NIST is especially useful for grounding your understanding of RF metrology and precision measurement. NASA resources are valuable for packaging and reliability considerations in advanced electronics. University materials such as MIT course notes help explain the field theory behind transmission lines, impedance, and wave propagation.

How to interpret the chart on this page

The chart generated by the calculator sweeps clearance diameter values and shows how the estimated impedance rises as the antipad becomes larger. This is one of the most useful visual cues in via design. If the curve is steep around your chosen geometry, a small manufacturing variation could noticeably affect impedance. If the curve is flatter, the design may be more tolerant. That kind of sensitivity check is often just as valuable as the nominal result.

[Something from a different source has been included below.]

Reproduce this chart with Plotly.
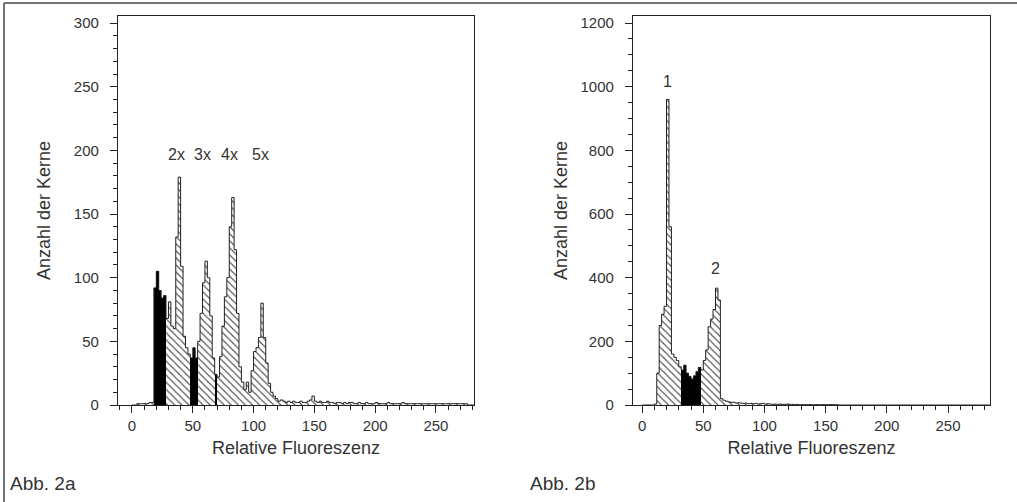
import plotly.graph_objects as go

# ---------------- data ----------------
BIN_W = 2
left_bins = list(range(0, 284, 2))
left_counts = [
    0, 0, 1, 1, 1, 1, 1, 2, 2,
    92, 105, 90, 84, 86,
    68, 81, 62, 60, 132, 179, 109, 54, 45, 40,
    37, 45, 37,
    50, 72, 96, 113, 100, 70, 37,
    24,
    22, 38, 62, 85, 100, 140, 163, 122, 72, 30, 18, 12, 18, 10, 27, 42, 45, 53, 80, 53, 33, 17, 10, 7, 5, 3,
    4, 3, 2, 3, 2, 3, 2, 2, 3, 2, 2, 3, 4, 7, 3, 2, 3, 2, 2, 3, 2, 2, 1, 2, 2, 1, 2, 1, 2, 2,
    1, 1, 2, 1, 1, 2, 1, 1, 1, 2, 1, 1, 1, 1, 2, 1, 1, 1, 1, 1, 2, 1, 1, 1, 1, 1, 1, 1, 1, 1,
    1, 1, 1, 1, 1, 1, 1, 1, 1, 1, 1, 1, 1, 1, 1, 1, 1, 0, 0, 0,
]
left_black_bins = [18, 20, 22, 24, 26, 48, 50, 52, 68]

right_bins = list(range(0, 284, 2))
right_counts = [
    0, 0, 0, 0, 0, 3, 100, 250, 285, 310, 960, 560, 160, 150, 140, 120,
    110, 125, 100, 90, 82, 92, 105, 118,
    110, 140, 173, 246, 270, 300, 367, 330, 20, 15, 12, 10, 8, 9, 6, 7, 6, 5, 6, 4, 5, 4, 5, 3, 4, 5,
    3, 4, 3, 2, 3, 2, 3, 2, 2, 3, 2, 2, 1, 2, 1, 1, 1, 1, 1, 1, 1, 1, 1, 1, 1, 1, 1, 1, 1, 1,
    0, 0, 0, 0, 0, 0, 0, 0, 0, 0, 0, 0, 0, 0, 0, 0, 0, 0, 0, 0, 0, 0, 0, 0, 0, 0, 0, 0, 0, 0,
    0, 0, 0, 0, 0, 0, 0, 0, 0, 0, 0, 0, 0, 0, 0, 0, 0, 0, 0, 0, 0, 0, 0, 0, 0, 0, 0, 0, 0, 0,
    0, 0,
]
right_black_bins = [32, 34, 36, 38, 40, 42, 44, 46]

x_ticks = [0, 50, 100, 150, 200, 250]
left_y_ticks = [0, 50, 100, 150, 200, 250, 300]
right_y_ticks = [0, 200, 400, 600, 800, 1000, 1200]

left_peak_labels = ["2x", "3x", "4x", "5x"]
left_peak_x = [37, 58, 80, 106]
left_peak_y = [197, 197, 197, 197]
right_peak_labels = ["1", "2"]
right_peak_x = [21, 60]
right_peak_y = [1015, 430]

x_title = "Relative Fluoreszenz"
y_title = "Anzahl der Kerne"
panel_labels = ["Abb. 2a", "Abb. 2b"]

# ---------------- figure ----------------
W, H = 1017, 502
FONT = "Liberation Sans, Arial, sans-serif"
TXT = "#333333"
LINE = "#222222"

fig = go.Figure()


def add_hist(bins, counts, black, xa, ya):
    centers = [b + BIN_W / 2 for b in bins]
    colors = ["black" if b in black else "#505050" for b in bins]
    shapes = ["" if b in black else "\\" for b in bins]
    fig.add_trace(go.Bar(
        x=centers, y=counts, width=BIN_W, xaxis=xa, yaxis=ya,
        marker=dict(color=colors, line=dict(width=0),
                    pattern=dict(shape=shapes, bgcolor="white", size=5,
                                 solidity=0.22, fillmode="replace")),
        showlegend=False, hoverinfo="skip"))
    edges = list(bins) + [bins[-1] + BIN_W]
    ys = list(counts) + [counts[-1]]
    fig.add_trace(go.Scatter(
        x=edges, y=ys, mode="lines", line=dict(shape="hv", color=LINE, width=1),
        xaxis=xa, yaxis=ya, showlegend=False, hoverinfo="skip"))


add_hist(left_bins, left_counts, left_black_bins, "x", "y")
add_hist(right_bins, right_counts, right_black_bins, "x2", "y2")

ydom = [1 - 405 / H, 1 - 16 / H]
common_x = dict(showgrid=False, zeroline=False, showline=True, linecolor=LINE, linewidth=1.3,
                mirror=True, ticks="outside", ticklen=7, tickwidth=1.3, tickcolor=LINE,
                tickvals=x_ticks, tickfont=dict(size=15, color=TXT, family=FONT),
                minor=dict(dtick=10, tick0=0, ticks="outside", ticklen=4, tickcolor=LINE, tickwidth=1),
                title=dict(text=x_title, font=dict(size=18, color=TXT, family=FONT), standoff=8),
                automargin=False)
common_y = dict(showgrid=False, zeroline=False, showline=True, linecolor=LINE, linewidth=1.3,
                mirror=True, ticks="outside", ticklen=7, tickwidth=1.3, tickcolor=LINE,
                tickfont=dict(size=15, color=TXT, family=FONT), ticklabelstandoff=8,
                domain=ydom, automargin=False)

fig.update_layout(
    width=W, height=H, margin=dict(l=0, r=0, t=0, b=0), autosize=False,
    paper_bgcolor="white", plot_bgcolor="white", bargap=0,
    font=dict(family=FONT, color=TXT),
    xaxis=dict(common_x, domain=[118 / W, 474 / W], range=[-11.5, 281.3], anchor="y"),
    yaxis=dict(common_y, range=[0, 305.6], tickvals=left_y_ticks,
               minor=dict(dtick=10, tick0=0, ticks="outside", ticklen=4, tickcolor=LINE, tickwidth=1),
               title=dict(text=y_title, font=dict(size=18, color=TXT, family=FONT), standoff=18),
               anchor="x"),
    xaxis2=dict(common_x, domain=[633 / W, 990 / W], range=[-7.4, 284.3], anchor="y2"),
    yaxis2=dict(common_y, range=[0, 1222], tickvals=right_y_ticks,
                minor=dict(dtick=50, tick0=0, ticks="outside", ticklen=4, tickcolor=LINE, tickwidth=1),
                title=dict(text=y_title, font=dict(size=18, color=TXT, family=FONT), standoff=8),
                anchor="x2"),
)

ann = []
for t, xv, yv in zip(left_peak_labels, left_peak_x, left_peak_y):
    ann.append(dict(text=t, x=xv, y=yv, xref="x", yref="y", showarrow=False,
                    font=dict(size=16, color=TXT, family=FONT)))
for t, xv, yv in zip(right_peak_labels, right_peak_x, right_peak_y):
    ann.append(dict(text=t, x=xv, y=yv, xref="x2", yref="y2", showarrow=False,
                    font=dict(size=16, color=TXT, family=FONT)))
ann.append(dict(text=panel_labels[0], x=8 / W, y=1 - 483 / H, xref="paper", yref="paper",
                xanchor="left", yanchor="middle", showarrow=False,
                font=dict(size=19, color=TXT, family=FONT)))
ann.append(dict(text=panel_labels[1], x=528 / W, y=1 - 483 / H, xref="paper", yref="paper",
                xanchor="left", yanchor="middle", showarrow=False,
                font=dict(size=19, color=TXT, family=FONT)))
fig.update_layout(annotations=ann)

# outer frame (top and left edges)
fig.add_shape(type="line", xref="paper", yref="paper", x0=4 / W, x1=1, y0=1 - 3 / H, y1=1 - 3 / H,
              line=dict(color="#444444", width=1.5))
fig.add_shape(type="line", xref="paper", yref="paper", x0=4 / W, x1=4 / W, y0=0, y1=1 - 3 / H,
              line=dict(color="#444444", width=1.5))

fig.write_html("out.html", config={"displayModeBar": False},
               post_script="document.body.style.margin='0';document.body.style.overflow='hidden';")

For example, with a fixed via barrel and dielectric constant, increasing the anti-pad from 1.1 mm to 1.5 mm may push the impedance much closer to the 50 ohm target. But if your assembly area cannot support that extra clearance without cutting into nearby routing channels or weakening the reference plane, you may need to re-balance the entire transition. The chart makes that tradeoff easier to see.

Bottom line

A 50 ohm via calculator is a fast, practical design aid for estimating impedance-related via geometry in RF and controlled-impedance PCB systems. It does not replace a field solver or measurement lab, but it does help you answer key first-pass questions: how large should the anti-pad be, how far is my current via from 50 ohms, and how sensitive is the transition to dielectric constant and geometry changes? Used properly, it can save layout iterations, improve communication across design teams, and reduce the chance of costly signal-integrity surprises later in the project.

If your application includes high data rates, mmWave frequencies, demanding return loss targets, or safety-critical electronics, always follow this initial estimate with stackup-aware simulation and fabricator-reviewed dimensions. A fast calculator is excellent for direction. Final hardware quality still comes from disciplined engineering validation.